Organic Matrices of Calcium Carbonate Biominerals Improve Osteoblastic Mineralization.

Many organisms incorporate inorganic solids into their tissues to improve functional and mechanical properties. The resulting mineralized tissues are called biominerals. Several studies have shown that nacreous biominerals induce osteoblastic extracellular mineralization. Among them, Pinctada margaritifera is well known for the ability of its organic matrix to stimulate bone cells. In this context, we aimed to study the effects of shell extracts from three other Pinctada species (Pinctada radiata, Pinctada maxima, and Pinctada fucata) on osteoblastic extracellular matrix mineralization, by using an in vitro model of mouse osteoblastic precursor cells (MC3T3-E1).
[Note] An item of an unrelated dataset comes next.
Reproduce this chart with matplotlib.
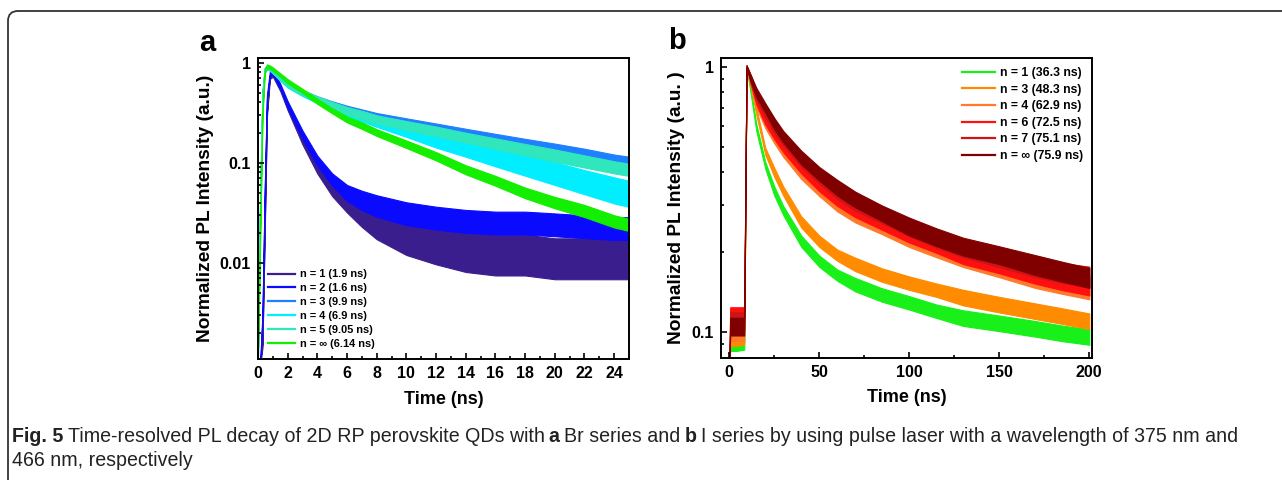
import numpy as np
import matplotlib
matplotlib.use('Agg')
import matplotlib.pyplot as plt
from matplotlib.lines import Line2D
from matplotlib.path import Path
import matplotlib.patches as mpatches
from matplotlib.ticker import FixedLocator, NullFormatter, FixedFormatter, MultipleLocator

plt.rcParams['font.family'] = ['Liberation Sans', 'DejaVu Sans']

# ---- panel a : Br series (time in ns, normalized PL) ----
t_a = [0.0, 0.15, 0.3, 0.45, 0.6, 0.8, 1.0, 1.5, 2, 3, 4, 5, 6, 7, 8, 10, 12, 14, 16, 18, 20, 22, 24, 25]
a_n1 = [0.0010, 0.0010, 0.0015, 0.02, 0.30, 0.72, 0.76, 0.55, 0.36, 0.17, 0.092, 0.058, 0.042, 0.032, 0.025,
        0.018, 0.015, 0.013, 0.012, 0.012, 0.011, 0.011, 0.011, 0.011]
a_n2 = [0.0010, 0.0010, 0.0030, 0.05, 0.45, 0.78, 0.80, 0.58, 0.38, 0.19, 0.105, 0.068, 0.050, 0.042, 0.037,
        0.031, 0.028, 0.026, 0.025, 0.025, 0.024, 0.023, 0.022, 0.022]
a_n3 = [0.0015, 0.05, 0.50, 0.85, 0.90, 0.87, 0.82, 0.70, 0.60, 0.50, 0.43, 0.38, 0.34, 0.31, 0.285,
        0.25, 0.22, 0.195, 0.172, 0.152, 0.135, 0.12, 0.105, 0.10]
a_n4 = [0.0015, 0.04, 0.45, 0.83, 0.89, 0.86, 0.81, 0.69, 0.59, 0.49, 0.42, 0.365, 0.32, 0.29, 0.26,
        0.21, 0.17, 0.14, 0.115, 0.095, 0.078, 0.064, 0.053, 0.049]
a_n5 = [0.0015, 0.05, 0.48, 0.84, 0.90, 0.87, 0.82, 0.70, 0.60, 0.50, 0.43, 0.375, 0.33, 0.30, 0.27,
        0.235, 0.205, 0.178, 0.155, 0.135, 0.118, 0.103, 0.09, 0.085]
a_ninf = [0.0012, 0.02, 0.30, 0.80, 0.92, 0.90, 0.86, 0.75, 0.65, 0.52, 0.41, 0.33, 0.27, 0.235, 0.20,
          0.153, 0.116, 0.085, 0.066, 0.050, 0.040, 0.033, 0.026, 0.024]
# relative half-width of the noisy band
a_n1_noise = [0.05, 0.05, 0.05, 0.05, 0.05, 0.05, 0.05, 0.06, 0.08, 0.12, 0.18, 0.25, 0.32, 0.4, 0.45,
              0.5, 0.55, 0.6, 0.6, 0.6, 0.6, 0.6, 0.6, 0.6]
a_n2_noise = [0.05, 0.05, 0.05, 0.05, 0.05, 0.05, 0.05, 0.06, 0.08, 0.1, 0.12, 0.15, 0.2, 0.25, 0.28,
              0.3, 0.3, 0.3, 0.3, 0.3, 0.3, 0.3, 0.3, 0.3]
a_n3_noise = [0.04, 0.04, 0.04, 0.04, 0.04, 0.04, 0.04, 0.05, 0.05, 0.06, 0.07, 0.08, 0.09, 0.1, 0.1,
              0.11, 0.12, 0.12, 0.13, 0.14, 0.15, 0.15, 0.15, 0.15]
a_n4_noise = [0.04, 0.04, 0.04, 0.04, 0.04, 0.04, 0.04, 0.05, 0.05, 0.06, 0.07, 0.08, 0.1, 0.12, 0.14,
              0.16, 0.2, 0.22, 0.25, 0.28, 0.3, 0.32, 0.35, 0.35]
a_n5_noise = a_n3_noise
a_ninf_noise = [0.04, 0.04, 0.04, 0.04, 0.04, 0.04, 0.04, 0.04, 0.05, 0.05, 0.06, 0.06, 0.07, 0.08, 0.08,
                0.09, 0.1, 0.11, 0.12, 0.13, 0.14, 0.15, 0.15, 0.15]
a_labels = ['n = 1 (1.9 ns)', 'n = 2 (1.6 ns)', 'n = 3 (9.9 ns)', 'n = 4 (6.9 ns)',
            'n = 5 (9.05 ns)', 'n = \u221e (6.14 ns)']
a_colors = ['#3b1e8e', '#0a0aff', '#1e80ff', '#00eeff', '#30e6bc', '#14ee00']

# ---- panel b : I series ----
t_b = [0, 0.5, 4, 8.3, 9.6, 12, 15, 20, 25, 30, 40, 50, 60, 70, 85, 100, 115, 130, 150, 170, 185, 200]
b_n1 = [0.07, 0.091, 0.091, 0.092, 1.0, 0.80, 0.59, 0.425, 0.34, 0.287, 0.22, 0.185, 0.164, 0.151, 0.138,
        0.129, 0.12, 0.113, 0.108, 0.103, 0.099, 0.096]
b_n3 = [0.07, 0.095, 0.095, 0.096, 1.0, 0.85, 0.68, 0.48, 0.40, 0.34, 0.26, 0.22, 0.195, 0.18, 0.164,
        0.153, 0.144, 0.135, 0.127, 0.12, 0.115, 0.11]
b_n4 = [0.07, 0.10, 0.10, 0.10, 1.0, 0.87, 0.73, 0.61, 0.54, 0.48, 0.40, 0.345, 0.305, 0.277, 0.25,
        0.226, 0.207, 0.19, 0.174, 0.16, 0.152, 0.145]
b_n6 = [0.07, 0.115, 0.115, 0.115, 1.0, 0.88, 0.75, 0.63, 0.56, 0.50, 0.42, 0.36, 0.32, 0.29, 0.26,
        0.235, 0.215, 0.195, 0.18, 0.166, 0.157, 0.15]
b_n7 = [0.07, 0.11, 0.11, 0.11, 1.0, 0.90, 0.78, 0.67, 0.59, 0.53, 0.445, 0.385, 0.34, 0.307, 0.275,
        0.248, 0.225, 0.207, 0.19, 0.176, 0.167, 0.162]
b_ninf = [0.07, 0.105, 0.105, 0.105, 1.0, 0.90, 0.80, 0.70, 0.61, 0.545, 0.455, 0.395, 0.35, 0.316, 0.28,
          0.25, 0.228, 0.21, 0.195, 0.179, 0.169, 0.16]
b_noise_low = [0.0, 0.07, 0.07, 0.07, 0.01, 0.02, 0.03, 0.03, 0.04, 0.04, 0.05, 0.05, 0.05, 0.06, 0.06,
               0.06, 0.06, 0.07, 0.07, 0.07, 0.07, 0.07]
b_noise_high = [0.0, 0.08, 0.08, 0.08, 0.01, 0.03, 0.04, 0.04, 0.05, 0.05, 0.06, 0.06, 0.07, 0.07, 0.07,
                0.08, 0.08, 0.08, 0.08, 0.09, 0.09, 0.09]
b_labels = ['n = 1 (36.3 ns)', 'n = 3 (48.3 ns)', 'n = 4 (62.9 ns)', 'n = 6 (72.5 ns)',
            'n = 7 (75.1 ns)', 'n = \u221e (75.9 ns)']
b_colors = ['#19f019', '#ff8c00', '#ff7a2a', '#ff1010', '#cc1515', '#800000']

W, H = 1282, 480
fig = plt.figure(figsize=(W / 100, H / 100), dpi=100)


def band(ax, t, v, s, color):
    v = np.asarray(v, dtype=float)
    s = np.asarray(s, dtype=float)
    ax.fill_between(t, v / (1 + s), v * (1 + s), color=color, lw=0.8)


def style_axes(ax):
    for sp in ax.spines.values():
        sp.set_linewidth(1.4)
        sp.set_color('black')
    ax.tick_params(which='both', direction='in', top=False, right=False, width=1.2)
    ax.tick_params(which='major', length=4.5, labelsize=11.5, pad=5)
    ax.tick_params(which='minor', length=2.5)
    for lab in ax.get_xticklabels() + ax.get_yticklabels():
        lab.set_fontweight('bold')


# panel a
ax1 = fig.add_axes([258 / W, 1 - 359 / H, 371 / W, 301 / H])
ax1.set_yscale('log')
for v, s, c in zip([a_n1, a_n2, a_n3, a_n4, a_n5, a_ninf],
                   [a_n1_noise, a_n2_noise, a_n3_noise, a_n4_noise, a_n5_noise, a_ninf_noise], a_colors):
    band(ax1, t_a, v, s, c)
ax1.set_xlim(0, 25)
ax1.set_ylim(0.0011, 1.11)
ax1.xaxis.set_major_locator(MultipleLocator(2))
ax1.xaxis.set_minor_locator(MultipleLocator(1))
ax1.yaxis.set_major_locator(FixedLocator([0.01, 0.1, 1]))
ax1.yaxis.set_major_formatter(FixedFormatter(['0.01', '0.1', '1']))
ax1.yaxis.set_minor_locator(FixedLocator([k * 10.0 ** e for e in (-3, -2, -1) for k in range(2, 10)]))
ax1.yaxis.set_minor_formatter(NullFormatter())
style_axes(ax1)
ax1.set_xlabel('Time (ns)', fontsize=13, fontweight='bold', labelpad=7)
ax1.set_ylabel('Normalized PL Intensity (a.u.)', fontsize=13.8, fontweight='bold', labelpad=4)
h1 = [Line2D([], [], color=c, lw=1.6) for c in a_colors]
ax1.legend(h1, a_labels, loc='lower left', bbox_to_anchor=(0.0, 0.0), frameon=False,
           prop={'size': 7.9, 'weight': 'bold'}, handlelength=2.5, handletextpad=0.4,
           labelspacing=0.36, borderaxespad=0.5)

# panel b
ax2 = fig.add_axes([721 / W, 1 - 357.7 / H, 371 / W, 300 / H])
ax2.set_yscale('log')
b_noise = [b_noise_low, b_noise_low, b_noise_high, b_noise_high, b_noise_high, b_noise_high]
for v, s, c in zip([b_n1, b_n3, b_n4, b_n6, b_n7, b_ninf], b_noise, b_colors):
    band(ax2, t_b, v, s, c)
ax2.set_xlim(-4.6, 201.5)
ax2.set_ylim(0.0802, 1.08)
ax2.xaxis.set_major_locator(MultipleLocator(50))
ax2.xaxis.set_minor_locator(MultipleLocator(25))
ax2.yaxis.set_major_locator(FixedLocator([0.1, 1]))
ax2.yaxis.set_major_formatter(FixedFormatter(['0.1', '1']))
ax2.yaxis.set_minor_locator(FixedLocator([0.09] + [k / 10 for k in range(2, 10)]))
ax2.yaxis.set_minor_formatter(NullFormatter())
style_axes(ax2)
ax2.set_xlabel('Time (ns)', fontsize=13, fontweight='bold', labelpad=7)
ax2.set_ylabel('Normalized PL Intensity (a.u. )', fontsize=13.8, fontweight='bold', labelpad=5)
h2 = [Line2D([], [], color=c, lw=1.6) for c in b_colors]
ax2.legend(h2, b_labels, loc='upper right', bbox_to_anchor=(1.0, 1.0), frameon=False,
           prop={'size': 8.8, 'weight': 'bold'}, handlelength=2.7, handletextpad=0.35,
           labelspacing=0.38, borderaxespad=0.35)

fig.text(207 / W, 1 - 43 / H, 'a', fontsize=21, fontweight='bold', ha='center', va='center')
fig.text(677 / W, 1 - 41 / H, 'b', fontsize=21, fontweight='bold', ha='center', va='center')

# rounded frame (top and left edges)
verts = [(8, H), (8, 21), (8, 11), (18, 11), (W, 11)]
verts = [(x / W, 1 - y / H) for x, y in verts]
codes = [Path.MOVETO, Path.LINETO, Path.CURVE3, Path.CURVE3, Path.LINETO]
fig.patches.append(mpatches.PathPatch(Path(verts, codes), transform=fig.transFigure,
                                      fill=False, edgecolor='#333333', lw=1.3))

# caption with bold pieces
cap_font = ['Liberation Sans Narrow', 'Liberation Sans', 'DejaVu Sans']
line1 = [('Fig. 5', 'bold'), ('Time-resolved PL decay of 2D RP perovskite QDs with', 'normal'),
         ('a', 'bold'), ('Br series and', 'normal'), ('b', 'bold'),
         ('I series by using pulse laser with a wavelength of 375 nm and', 'normal')]
line2 = [('466 nm, respectively', 'normal')]
renderer = fig.canvas.get_renderer()


def put_line(pieces, x0, y, fs):
    x = x0
    made = []
    for s, w in pieces:
        t = fig.text(x / W, 1 - y / H, s, fontsize=fs, fontweight=w, family=cap_font,
                     va='center', ha='left', color='#222222')
        made.append(t)
        bb = t.get_window_extent(renderer)
        x += bb.width + fs * 0.30
    return made, x - fs * 0.30 - x0


made, width = put_line(line1, 12, 436, 12)
for t in made:
    t.remove()
fs = 12 * 1220 / width
put_line(line1, 12, 436, fs)
put_line(line2, 12, 461, fs)

fig.savefig('out.png', dpi=100)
For a better understanding of the Pinctada-bone mineralization relationship, we evaluated the effects of 4 other nacreous mollusks that are phylogenetically distant and distinct from the Pinctada genus. In addition, we tested 12 non-nacreous mollusks and one extra-group. Biomineral shell powders were prepared, and their organic matrix was partially extracted using ethanol. Firstly, the effect of these powders and extracts was assessed on the viability of MC3T3-E1. Our results indicated that neither the powder nor the ethanol-soluble matrix (ESM) affected cell viability at low concentrations. Then, we evaluated osteoblastic mineralization using Alizarin Red staining and we found a prominent MC3T3-E1 mineralization mainly induced by nacreous biominerals, especially those belonging to the Pinctada genus. However, few non-nacreous biominerals were also able to stimulate the extracellular mineralization. Overall, our findings validate the remarkable ability of CaCO3 biomineral extracts to promote bone mineralization. Nevertheless, further in vitro and in vivo studies are needed to uncover the mechanisms of action of biominerals in bone.